-- START Data provided --
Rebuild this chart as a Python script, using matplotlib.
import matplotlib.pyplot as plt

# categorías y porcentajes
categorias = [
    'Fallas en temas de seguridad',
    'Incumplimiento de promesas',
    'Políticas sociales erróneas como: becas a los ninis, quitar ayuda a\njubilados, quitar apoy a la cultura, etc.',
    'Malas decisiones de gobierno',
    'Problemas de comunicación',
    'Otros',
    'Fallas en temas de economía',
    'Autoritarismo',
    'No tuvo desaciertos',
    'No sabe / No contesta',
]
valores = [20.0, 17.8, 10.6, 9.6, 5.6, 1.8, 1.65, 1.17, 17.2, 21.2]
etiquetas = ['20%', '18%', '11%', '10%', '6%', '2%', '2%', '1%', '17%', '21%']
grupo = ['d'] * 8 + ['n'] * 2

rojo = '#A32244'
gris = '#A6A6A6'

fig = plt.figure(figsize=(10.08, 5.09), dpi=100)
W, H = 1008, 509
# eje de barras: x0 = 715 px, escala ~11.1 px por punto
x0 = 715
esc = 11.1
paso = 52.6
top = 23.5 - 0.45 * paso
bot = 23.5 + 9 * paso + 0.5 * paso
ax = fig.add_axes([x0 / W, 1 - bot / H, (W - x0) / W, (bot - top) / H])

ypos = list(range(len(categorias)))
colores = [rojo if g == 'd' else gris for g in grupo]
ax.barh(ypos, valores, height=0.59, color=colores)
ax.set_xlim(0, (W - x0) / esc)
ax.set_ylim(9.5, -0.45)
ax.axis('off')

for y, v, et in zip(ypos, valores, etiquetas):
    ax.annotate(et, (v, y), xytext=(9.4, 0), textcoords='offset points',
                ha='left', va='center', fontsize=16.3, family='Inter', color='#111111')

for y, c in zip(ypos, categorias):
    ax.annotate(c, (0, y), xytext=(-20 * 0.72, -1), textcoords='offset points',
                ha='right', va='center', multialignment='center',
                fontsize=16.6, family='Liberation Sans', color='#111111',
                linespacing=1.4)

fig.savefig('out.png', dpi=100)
-- END Data provided --
Requirement: Return the lines above precisely as they appear, beginning at the first line and ending at the line with "import matplotlib.pyplot as plt", and nothing after it.

The response:
Rebuild this chart as a Python script, using matplotlib.
import matplotlib.pyplot as plt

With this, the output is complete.